In planning the season, KIJHL schedule-makers – the 20 team presidents – have to work back from when the Cyclone Taylor Cup is scheduled, usually the first or second week of April. KIJHL president Bill Ohlhausen admits it’s a tough grind for the players. He emphasizes though that it’s team governors that make the schedule every year. He just chairs the meetings.
“Fifty two games is a lot of games,” the president says. “Our league is so far flung. We’re talking about 100 Mile to Spokane, Washington, from Princeton over to Invermere. It’s quite a distance [teams need to travel].”
Ohlhausen says one suggestion he’s heard is shortening playoff rounds to best-of-fives instead of best-of-sevens. It’s something that comes up at league meetings, but team governors turn the idea down, he explains.
Wranglers president Tom Bachynski says there are a lot of ideas out there. Another one is sending two KIJHL teams to the Cyclone Taylor Cup instead of one. A league champion could perhaps be determined from a head-to-head game there, which would do away with the fourth and final series and put the KIJHL in line with its provincial rivals.
But just getting through the post season is an exhausting task.
“I think as a league we need to determine just how important going to [the Cyclone Taylor Cup] is,” Bachynski says. “I think the teams that make the finals are basically playing another season in 40 days. I can’t think that’s good on any growing body.”

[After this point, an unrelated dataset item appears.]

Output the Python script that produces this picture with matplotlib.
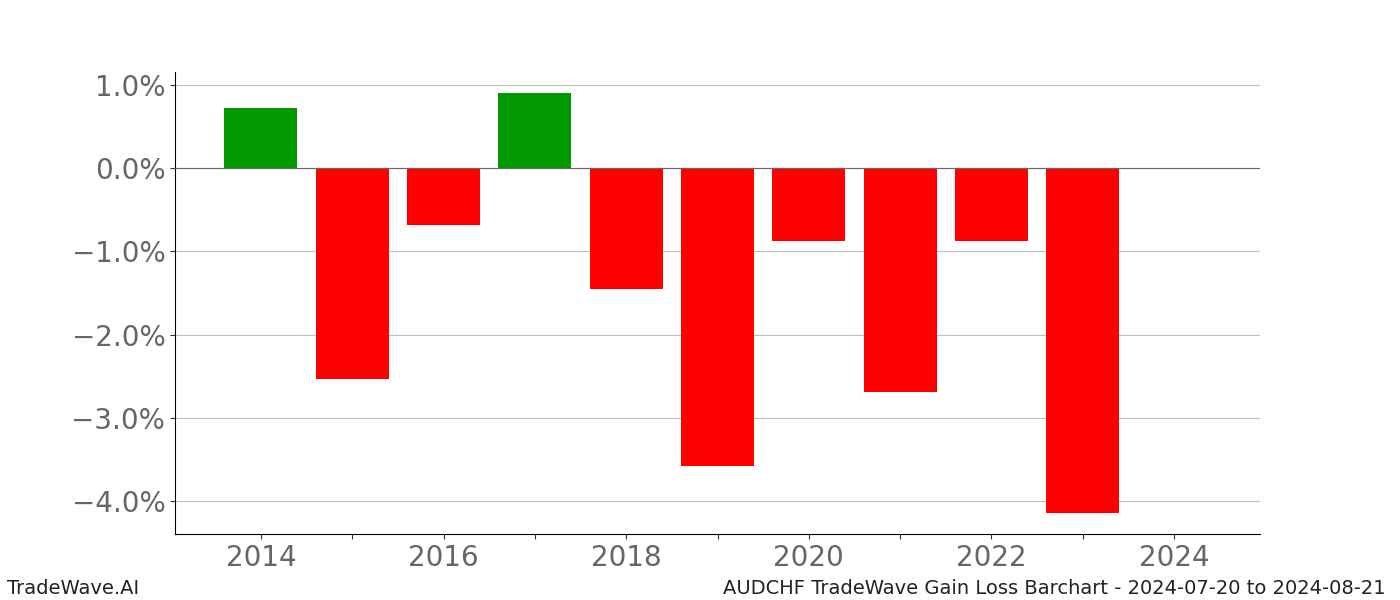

Travel and expenses are another big part of life in the KIJHL. The Wranglers bus clocked 19,500 kilometres last season. Not all teams fill the rink like the Wranglers do, and don’t recoup expenses, especially as travel gets longer deeper in the playoffs. Bachynski questions the current schedule as it is. 100 Mile House is located on the outer northern boundary of the league. Often, games in the middle of winter in far places from here like the Kootenays are played in near empty rinks. It begs the question: are the long, often treacherous road trips worth the time, money and risk?
“Being involved in the league for the past three years, [I see] there’s a definite fear to change, and that’s a shame,” the Wranglers president says. “Is that hockey experience worth it? To travel that distance and play in front of an almost empty arena? Or would it be better to play an additional two games with, say, the Okanagan Conference, where the travel is considerably less. Where you can start to build a relationship with fans back and forth and start to fill the arenas… So you can build a sort of rivalry like we have with [Doug Birks division opponents] Kamloops, Sicamous and Chase.”
“We’re in the entertainment business,” Bachynski adds. “We have to do what’s best for our entertainers and the people we entertain. I’m not sure we’re hitting all the cylinders right at this moment.”
All that said, KIJHL teams have had some success at the provincial and western Canadian level in recent years. The Beaver Valley Nitehawks (in 2014) and the Revelstoke Grizzlies (in 2010) went on to win the Keystone Cup, after advancing as Cyclone Taylor Cup champions. Junior hockey is a demanding game even without the extra logistical burdens presented by vast leagues like the KIJHL. The league’s 20 governors have a lot to consider in trying to satisfy players and fans and the organizations they belong to.
“We our the strongest league in my opinion,” says coach Hladun. “But we’re beat to hell.”